» **Task directions**: Please repeat, exactly and with nothing added, the lines running from the line that contains "Rebuild this chart" to the line that contains "from matplotlib import font_manager", both lines included.

☆ ☆ ☆

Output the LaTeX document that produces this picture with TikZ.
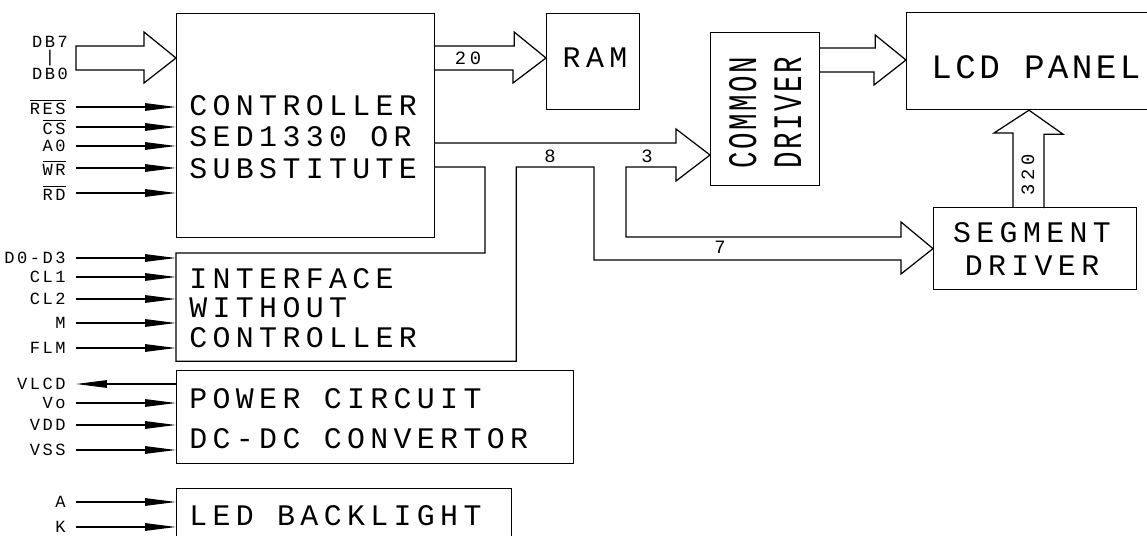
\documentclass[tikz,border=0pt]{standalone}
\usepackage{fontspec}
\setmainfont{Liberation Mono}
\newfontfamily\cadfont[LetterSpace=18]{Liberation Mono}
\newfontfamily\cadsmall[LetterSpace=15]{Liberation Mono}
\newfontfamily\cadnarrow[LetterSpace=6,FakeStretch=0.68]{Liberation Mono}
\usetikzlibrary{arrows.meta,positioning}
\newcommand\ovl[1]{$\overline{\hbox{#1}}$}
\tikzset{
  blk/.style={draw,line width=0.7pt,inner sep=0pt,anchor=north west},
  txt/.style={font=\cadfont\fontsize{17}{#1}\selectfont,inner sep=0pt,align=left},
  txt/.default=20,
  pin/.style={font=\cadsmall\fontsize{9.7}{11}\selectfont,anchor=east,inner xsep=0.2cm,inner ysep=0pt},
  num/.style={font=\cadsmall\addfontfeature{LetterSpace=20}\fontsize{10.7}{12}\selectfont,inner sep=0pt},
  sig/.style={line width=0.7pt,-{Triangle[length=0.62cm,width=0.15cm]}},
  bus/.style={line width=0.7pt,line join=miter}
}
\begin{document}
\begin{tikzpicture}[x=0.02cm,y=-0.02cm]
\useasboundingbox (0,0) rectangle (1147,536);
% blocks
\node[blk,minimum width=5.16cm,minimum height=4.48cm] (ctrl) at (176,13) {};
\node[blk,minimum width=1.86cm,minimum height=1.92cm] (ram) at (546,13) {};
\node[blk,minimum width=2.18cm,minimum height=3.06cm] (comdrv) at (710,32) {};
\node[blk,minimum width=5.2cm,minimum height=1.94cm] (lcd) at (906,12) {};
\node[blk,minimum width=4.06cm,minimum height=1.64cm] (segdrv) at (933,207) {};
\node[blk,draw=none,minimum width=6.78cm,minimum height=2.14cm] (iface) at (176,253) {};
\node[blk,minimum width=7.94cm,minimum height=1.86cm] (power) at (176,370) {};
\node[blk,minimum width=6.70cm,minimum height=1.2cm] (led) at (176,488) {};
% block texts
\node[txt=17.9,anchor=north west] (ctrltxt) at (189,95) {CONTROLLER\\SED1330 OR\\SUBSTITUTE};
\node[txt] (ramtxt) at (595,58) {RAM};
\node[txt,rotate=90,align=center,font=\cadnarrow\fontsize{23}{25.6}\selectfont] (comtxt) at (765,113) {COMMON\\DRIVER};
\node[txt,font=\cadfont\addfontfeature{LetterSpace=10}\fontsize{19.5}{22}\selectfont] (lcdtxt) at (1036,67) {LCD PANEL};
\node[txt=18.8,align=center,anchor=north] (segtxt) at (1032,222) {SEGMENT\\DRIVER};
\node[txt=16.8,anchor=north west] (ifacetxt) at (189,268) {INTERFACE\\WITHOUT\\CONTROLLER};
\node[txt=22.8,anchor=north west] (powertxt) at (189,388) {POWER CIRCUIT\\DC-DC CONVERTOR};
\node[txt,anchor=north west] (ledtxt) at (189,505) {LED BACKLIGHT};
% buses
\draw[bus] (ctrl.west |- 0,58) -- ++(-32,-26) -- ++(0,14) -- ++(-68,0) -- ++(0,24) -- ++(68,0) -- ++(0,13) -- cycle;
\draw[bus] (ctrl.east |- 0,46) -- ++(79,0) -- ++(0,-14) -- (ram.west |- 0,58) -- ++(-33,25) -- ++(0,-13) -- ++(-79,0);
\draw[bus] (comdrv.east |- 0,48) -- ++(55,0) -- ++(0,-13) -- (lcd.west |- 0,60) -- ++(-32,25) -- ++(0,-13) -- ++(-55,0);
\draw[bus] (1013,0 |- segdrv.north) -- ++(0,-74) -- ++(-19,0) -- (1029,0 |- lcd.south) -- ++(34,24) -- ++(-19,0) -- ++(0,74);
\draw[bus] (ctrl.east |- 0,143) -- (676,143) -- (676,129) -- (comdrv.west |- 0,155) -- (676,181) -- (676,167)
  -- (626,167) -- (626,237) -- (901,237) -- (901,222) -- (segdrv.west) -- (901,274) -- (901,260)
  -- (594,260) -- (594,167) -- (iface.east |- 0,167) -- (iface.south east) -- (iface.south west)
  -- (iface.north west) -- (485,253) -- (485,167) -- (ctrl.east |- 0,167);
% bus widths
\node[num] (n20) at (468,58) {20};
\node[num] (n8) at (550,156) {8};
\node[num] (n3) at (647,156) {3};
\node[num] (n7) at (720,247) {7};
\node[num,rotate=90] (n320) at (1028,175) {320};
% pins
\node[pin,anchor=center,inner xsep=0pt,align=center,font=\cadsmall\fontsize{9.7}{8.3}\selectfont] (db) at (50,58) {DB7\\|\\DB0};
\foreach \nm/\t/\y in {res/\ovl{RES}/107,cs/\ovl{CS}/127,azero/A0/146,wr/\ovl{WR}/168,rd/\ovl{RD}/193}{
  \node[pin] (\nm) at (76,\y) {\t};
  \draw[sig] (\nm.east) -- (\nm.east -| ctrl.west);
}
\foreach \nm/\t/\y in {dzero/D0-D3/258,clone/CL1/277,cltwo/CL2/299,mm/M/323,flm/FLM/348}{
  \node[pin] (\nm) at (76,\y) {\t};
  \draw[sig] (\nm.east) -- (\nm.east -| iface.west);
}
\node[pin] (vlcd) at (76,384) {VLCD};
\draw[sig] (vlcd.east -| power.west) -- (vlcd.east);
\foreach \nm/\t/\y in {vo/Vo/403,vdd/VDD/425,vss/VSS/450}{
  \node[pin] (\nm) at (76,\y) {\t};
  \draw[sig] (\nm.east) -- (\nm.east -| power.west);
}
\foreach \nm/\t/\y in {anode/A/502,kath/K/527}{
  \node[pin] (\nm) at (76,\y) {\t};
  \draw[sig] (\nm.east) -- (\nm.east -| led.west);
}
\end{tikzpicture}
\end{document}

☆ ☆ ☆

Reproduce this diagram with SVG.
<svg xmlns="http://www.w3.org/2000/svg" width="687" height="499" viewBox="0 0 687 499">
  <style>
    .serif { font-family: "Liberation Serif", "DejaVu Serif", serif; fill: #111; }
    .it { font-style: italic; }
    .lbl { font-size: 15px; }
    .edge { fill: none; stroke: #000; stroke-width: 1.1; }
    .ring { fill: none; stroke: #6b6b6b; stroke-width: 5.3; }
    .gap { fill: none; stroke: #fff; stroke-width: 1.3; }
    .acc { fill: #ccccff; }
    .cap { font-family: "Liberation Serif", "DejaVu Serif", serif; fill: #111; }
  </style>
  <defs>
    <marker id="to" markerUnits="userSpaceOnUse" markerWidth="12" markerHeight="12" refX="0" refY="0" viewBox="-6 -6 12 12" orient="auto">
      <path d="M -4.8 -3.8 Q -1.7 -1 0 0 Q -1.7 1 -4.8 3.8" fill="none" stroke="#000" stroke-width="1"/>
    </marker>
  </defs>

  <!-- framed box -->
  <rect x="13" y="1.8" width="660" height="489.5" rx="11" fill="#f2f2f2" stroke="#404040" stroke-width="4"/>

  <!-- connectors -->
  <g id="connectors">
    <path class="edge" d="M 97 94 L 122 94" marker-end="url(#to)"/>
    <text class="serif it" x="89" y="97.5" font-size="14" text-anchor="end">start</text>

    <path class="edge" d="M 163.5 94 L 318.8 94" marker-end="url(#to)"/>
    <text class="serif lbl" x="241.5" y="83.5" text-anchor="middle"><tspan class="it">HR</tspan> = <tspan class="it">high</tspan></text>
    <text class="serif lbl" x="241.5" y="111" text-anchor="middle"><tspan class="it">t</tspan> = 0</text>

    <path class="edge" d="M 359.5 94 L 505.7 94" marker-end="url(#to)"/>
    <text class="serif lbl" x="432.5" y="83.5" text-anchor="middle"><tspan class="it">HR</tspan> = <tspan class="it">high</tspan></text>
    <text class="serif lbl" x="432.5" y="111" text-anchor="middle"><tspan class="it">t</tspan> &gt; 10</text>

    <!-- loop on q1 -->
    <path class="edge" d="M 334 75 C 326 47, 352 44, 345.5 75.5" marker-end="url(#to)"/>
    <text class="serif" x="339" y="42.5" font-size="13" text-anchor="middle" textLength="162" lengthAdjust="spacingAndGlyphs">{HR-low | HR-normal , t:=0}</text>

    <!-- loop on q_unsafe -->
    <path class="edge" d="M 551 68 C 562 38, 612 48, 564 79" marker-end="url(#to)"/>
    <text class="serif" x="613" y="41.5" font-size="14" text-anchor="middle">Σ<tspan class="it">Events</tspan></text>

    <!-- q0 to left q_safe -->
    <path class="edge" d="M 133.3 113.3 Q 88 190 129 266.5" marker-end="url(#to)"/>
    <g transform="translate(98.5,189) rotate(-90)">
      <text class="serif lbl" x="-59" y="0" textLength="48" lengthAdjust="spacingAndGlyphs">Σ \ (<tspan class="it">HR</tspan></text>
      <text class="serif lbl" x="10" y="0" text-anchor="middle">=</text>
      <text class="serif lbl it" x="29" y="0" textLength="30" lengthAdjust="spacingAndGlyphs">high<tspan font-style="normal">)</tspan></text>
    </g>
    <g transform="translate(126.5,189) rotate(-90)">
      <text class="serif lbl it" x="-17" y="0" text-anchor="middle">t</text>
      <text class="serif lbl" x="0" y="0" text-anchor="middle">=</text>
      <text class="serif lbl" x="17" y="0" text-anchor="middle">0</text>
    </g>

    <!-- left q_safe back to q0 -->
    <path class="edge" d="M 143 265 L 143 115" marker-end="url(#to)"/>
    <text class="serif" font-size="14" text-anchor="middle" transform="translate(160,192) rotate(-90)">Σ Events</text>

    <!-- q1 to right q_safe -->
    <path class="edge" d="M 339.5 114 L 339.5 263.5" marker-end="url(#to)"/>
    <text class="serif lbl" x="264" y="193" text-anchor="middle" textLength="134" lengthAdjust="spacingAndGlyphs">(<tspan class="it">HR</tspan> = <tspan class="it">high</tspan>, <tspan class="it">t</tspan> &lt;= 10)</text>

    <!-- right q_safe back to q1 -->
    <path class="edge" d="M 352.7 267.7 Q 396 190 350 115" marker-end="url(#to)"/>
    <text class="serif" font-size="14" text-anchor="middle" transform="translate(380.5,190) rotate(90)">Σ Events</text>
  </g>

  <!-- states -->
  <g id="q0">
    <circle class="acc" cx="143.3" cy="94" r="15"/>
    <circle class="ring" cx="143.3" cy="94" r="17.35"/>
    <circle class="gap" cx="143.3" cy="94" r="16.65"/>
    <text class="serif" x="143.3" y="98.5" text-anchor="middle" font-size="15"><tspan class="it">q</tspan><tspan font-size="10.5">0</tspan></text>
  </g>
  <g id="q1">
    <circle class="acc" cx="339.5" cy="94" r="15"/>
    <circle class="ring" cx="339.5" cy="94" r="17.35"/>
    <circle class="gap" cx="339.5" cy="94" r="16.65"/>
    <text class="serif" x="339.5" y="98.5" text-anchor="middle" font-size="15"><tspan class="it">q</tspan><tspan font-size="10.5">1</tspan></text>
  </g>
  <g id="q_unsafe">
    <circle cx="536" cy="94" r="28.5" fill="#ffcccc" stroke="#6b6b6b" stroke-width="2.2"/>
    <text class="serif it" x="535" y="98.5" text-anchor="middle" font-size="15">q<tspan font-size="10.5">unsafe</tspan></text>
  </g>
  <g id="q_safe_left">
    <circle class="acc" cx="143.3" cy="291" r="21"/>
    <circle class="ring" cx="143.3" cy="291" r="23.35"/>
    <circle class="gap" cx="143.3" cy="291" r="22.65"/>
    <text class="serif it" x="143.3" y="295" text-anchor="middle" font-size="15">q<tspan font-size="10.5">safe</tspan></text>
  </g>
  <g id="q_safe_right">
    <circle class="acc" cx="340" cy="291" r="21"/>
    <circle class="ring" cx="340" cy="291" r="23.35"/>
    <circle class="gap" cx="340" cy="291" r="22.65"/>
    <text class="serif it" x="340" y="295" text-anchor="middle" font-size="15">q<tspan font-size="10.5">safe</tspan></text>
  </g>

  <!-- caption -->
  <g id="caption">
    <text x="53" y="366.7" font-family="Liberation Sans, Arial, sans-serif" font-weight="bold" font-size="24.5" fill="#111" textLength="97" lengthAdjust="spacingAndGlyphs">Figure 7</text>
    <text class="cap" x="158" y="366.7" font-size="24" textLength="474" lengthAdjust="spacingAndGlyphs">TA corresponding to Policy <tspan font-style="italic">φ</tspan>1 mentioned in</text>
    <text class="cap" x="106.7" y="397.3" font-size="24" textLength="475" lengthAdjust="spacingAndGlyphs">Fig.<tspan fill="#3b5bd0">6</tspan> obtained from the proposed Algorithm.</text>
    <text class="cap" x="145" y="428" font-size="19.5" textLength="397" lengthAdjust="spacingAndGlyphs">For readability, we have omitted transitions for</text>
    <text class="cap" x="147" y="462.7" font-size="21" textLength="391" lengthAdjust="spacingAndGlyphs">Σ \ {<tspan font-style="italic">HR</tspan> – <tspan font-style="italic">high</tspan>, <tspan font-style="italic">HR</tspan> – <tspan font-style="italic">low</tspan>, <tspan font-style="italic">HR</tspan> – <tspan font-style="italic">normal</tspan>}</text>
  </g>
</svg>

☆ ☆ ☆

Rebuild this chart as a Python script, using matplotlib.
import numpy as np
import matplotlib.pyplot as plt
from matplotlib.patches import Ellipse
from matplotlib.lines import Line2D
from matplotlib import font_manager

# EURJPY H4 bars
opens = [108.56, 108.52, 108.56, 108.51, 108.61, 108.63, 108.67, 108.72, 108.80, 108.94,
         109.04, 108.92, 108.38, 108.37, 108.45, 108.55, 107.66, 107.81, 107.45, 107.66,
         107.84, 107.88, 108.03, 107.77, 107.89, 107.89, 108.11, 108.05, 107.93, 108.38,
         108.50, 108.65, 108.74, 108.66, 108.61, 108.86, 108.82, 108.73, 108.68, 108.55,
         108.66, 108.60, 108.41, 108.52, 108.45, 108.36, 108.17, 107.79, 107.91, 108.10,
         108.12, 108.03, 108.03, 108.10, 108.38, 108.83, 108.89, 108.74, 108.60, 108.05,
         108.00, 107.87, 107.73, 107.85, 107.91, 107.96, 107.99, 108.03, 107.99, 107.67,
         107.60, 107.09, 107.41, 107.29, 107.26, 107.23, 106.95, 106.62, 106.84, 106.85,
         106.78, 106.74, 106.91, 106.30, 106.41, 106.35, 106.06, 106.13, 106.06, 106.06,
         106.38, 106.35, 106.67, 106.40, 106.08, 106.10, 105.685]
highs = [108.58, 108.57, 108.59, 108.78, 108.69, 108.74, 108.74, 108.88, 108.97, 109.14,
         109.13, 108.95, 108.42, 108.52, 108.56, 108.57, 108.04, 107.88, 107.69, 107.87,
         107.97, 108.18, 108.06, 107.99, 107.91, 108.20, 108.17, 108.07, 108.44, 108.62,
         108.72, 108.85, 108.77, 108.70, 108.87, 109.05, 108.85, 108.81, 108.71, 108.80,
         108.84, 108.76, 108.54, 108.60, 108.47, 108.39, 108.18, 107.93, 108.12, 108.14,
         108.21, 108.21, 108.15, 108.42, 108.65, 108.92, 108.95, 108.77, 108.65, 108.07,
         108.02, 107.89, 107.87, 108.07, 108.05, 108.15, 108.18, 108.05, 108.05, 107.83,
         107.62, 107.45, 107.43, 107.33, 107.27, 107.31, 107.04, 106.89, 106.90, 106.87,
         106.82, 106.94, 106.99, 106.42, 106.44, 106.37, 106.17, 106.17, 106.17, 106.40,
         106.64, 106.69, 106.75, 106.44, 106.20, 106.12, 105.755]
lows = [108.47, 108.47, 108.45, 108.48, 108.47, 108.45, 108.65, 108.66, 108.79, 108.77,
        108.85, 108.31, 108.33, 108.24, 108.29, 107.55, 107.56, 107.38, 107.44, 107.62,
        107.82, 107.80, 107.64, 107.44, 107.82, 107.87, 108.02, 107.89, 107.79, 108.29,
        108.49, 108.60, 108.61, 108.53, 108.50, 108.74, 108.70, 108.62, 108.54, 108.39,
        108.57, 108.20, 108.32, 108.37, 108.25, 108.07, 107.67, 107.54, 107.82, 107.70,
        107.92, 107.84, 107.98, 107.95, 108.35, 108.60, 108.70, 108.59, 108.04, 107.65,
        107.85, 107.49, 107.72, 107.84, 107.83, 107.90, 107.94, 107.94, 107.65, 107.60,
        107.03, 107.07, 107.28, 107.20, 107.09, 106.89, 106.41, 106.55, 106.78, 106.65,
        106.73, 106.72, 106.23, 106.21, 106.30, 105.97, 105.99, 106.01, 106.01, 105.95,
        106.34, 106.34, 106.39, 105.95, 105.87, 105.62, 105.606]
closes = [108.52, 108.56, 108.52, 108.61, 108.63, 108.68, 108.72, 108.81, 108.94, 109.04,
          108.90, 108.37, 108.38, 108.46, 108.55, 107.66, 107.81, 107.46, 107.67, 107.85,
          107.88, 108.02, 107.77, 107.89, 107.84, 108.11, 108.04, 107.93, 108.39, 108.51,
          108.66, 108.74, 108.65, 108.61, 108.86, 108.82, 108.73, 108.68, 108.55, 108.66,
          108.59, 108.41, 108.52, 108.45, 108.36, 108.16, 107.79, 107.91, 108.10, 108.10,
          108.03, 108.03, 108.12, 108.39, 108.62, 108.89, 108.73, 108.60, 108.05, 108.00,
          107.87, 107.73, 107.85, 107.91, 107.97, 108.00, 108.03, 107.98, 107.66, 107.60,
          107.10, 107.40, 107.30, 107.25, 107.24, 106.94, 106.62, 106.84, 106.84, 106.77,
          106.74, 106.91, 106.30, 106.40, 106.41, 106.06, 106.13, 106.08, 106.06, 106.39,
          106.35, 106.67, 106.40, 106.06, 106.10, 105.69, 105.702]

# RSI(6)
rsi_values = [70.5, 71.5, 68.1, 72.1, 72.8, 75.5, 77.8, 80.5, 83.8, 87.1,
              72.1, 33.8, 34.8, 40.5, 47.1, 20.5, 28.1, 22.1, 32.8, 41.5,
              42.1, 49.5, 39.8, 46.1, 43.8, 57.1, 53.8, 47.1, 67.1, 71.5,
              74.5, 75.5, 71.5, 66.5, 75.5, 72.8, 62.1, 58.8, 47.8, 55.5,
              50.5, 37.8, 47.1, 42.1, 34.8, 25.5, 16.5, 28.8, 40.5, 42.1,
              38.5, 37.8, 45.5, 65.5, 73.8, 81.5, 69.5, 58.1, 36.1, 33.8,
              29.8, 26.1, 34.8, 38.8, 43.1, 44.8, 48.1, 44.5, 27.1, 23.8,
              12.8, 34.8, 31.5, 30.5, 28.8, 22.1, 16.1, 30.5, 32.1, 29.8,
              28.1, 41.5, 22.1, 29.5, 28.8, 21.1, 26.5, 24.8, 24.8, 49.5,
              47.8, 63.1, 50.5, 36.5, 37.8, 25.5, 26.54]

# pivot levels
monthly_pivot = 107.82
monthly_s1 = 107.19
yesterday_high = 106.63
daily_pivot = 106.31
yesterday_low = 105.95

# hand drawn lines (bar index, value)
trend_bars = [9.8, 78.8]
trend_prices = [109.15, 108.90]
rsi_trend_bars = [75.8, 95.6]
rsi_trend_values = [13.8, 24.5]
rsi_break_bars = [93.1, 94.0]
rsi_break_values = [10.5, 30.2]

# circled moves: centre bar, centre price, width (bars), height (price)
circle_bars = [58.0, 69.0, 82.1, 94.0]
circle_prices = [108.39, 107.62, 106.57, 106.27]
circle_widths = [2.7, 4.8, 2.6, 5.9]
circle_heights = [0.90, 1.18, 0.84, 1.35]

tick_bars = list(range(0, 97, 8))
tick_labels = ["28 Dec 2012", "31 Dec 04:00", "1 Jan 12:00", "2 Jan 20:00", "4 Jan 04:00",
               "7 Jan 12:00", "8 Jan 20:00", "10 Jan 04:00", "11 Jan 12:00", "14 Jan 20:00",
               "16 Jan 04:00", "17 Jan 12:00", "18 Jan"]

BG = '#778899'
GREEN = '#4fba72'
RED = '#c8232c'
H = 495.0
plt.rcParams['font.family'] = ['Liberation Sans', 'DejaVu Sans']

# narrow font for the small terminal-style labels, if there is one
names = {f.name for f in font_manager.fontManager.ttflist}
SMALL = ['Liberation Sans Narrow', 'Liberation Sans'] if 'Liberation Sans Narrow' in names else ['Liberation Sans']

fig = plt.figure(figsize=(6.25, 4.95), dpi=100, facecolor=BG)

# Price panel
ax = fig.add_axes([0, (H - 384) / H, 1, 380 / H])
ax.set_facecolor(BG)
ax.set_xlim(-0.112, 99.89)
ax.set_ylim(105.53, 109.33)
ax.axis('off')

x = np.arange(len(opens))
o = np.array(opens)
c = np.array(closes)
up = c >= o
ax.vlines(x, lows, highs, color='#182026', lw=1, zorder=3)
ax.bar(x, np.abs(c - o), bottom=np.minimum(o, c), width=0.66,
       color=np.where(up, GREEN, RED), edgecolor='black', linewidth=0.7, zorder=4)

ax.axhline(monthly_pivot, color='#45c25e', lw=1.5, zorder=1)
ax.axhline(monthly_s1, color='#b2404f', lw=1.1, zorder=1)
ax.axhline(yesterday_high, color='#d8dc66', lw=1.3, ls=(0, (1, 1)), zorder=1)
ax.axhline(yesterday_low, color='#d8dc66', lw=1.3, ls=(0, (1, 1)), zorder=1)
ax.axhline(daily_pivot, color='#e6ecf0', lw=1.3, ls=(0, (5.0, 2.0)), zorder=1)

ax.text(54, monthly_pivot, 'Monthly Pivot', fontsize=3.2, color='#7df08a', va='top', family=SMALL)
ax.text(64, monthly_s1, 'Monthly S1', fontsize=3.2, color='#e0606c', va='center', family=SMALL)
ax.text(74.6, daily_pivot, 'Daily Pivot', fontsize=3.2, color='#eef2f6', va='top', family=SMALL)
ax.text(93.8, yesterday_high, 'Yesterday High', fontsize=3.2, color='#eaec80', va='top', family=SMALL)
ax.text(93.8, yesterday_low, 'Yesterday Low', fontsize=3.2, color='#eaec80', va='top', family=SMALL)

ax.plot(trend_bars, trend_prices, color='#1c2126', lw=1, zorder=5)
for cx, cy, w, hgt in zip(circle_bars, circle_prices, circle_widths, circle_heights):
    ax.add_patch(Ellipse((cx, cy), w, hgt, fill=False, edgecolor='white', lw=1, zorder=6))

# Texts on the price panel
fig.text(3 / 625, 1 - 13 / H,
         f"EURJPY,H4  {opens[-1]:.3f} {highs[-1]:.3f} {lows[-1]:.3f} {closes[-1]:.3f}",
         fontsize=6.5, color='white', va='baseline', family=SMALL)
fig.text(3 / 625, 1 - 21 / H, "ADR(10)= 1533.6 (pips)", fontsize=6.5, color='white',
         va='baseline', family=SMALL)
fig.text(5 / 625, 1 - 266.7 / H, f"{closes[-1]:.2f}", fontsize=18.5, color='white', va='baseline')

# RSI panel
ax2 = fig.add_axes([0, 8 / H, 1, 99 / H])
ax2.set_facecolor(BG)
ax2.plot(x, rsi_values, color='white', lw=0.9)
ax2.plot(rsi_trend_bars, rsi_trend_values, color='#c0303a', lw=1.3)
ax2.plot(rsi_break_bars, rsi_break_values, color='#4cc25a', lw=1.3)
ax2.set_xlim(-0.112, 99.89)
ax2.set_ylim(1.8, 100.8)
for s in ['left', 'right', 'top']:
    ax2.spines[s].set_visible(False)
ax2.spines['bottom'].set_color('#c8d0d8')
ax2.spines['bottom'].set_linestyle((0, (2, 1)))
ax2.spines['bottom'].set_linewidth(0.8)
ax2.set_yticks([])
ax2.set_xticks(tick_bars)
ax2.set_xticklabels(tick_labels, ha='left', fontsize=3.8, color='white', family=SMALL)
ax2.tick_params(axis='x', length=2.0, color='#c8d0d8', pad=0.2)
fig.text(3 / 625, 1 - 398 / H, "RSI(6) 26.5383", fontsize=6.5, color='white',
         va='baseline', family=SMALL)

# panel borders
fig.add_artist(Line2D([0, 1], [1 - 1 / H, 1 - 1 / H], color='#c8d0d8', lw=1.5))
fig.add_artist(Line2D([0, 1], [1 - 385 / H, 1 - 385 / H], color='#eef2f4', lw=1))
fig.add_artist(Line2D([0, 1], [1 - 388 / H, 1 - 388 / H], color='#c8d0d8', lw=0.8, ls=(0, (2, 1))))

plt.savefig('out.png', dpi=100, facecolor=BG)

☆ ☆ ☆

» **The completed task**:
Rebuild this chart as a Python script, using matplotlib.
import numpy as np
import matplotlib.pyplot as plt
from matplotlib.patches import Ellipse
from matplotlib.lines import Line2D
from matplotlib import font_manager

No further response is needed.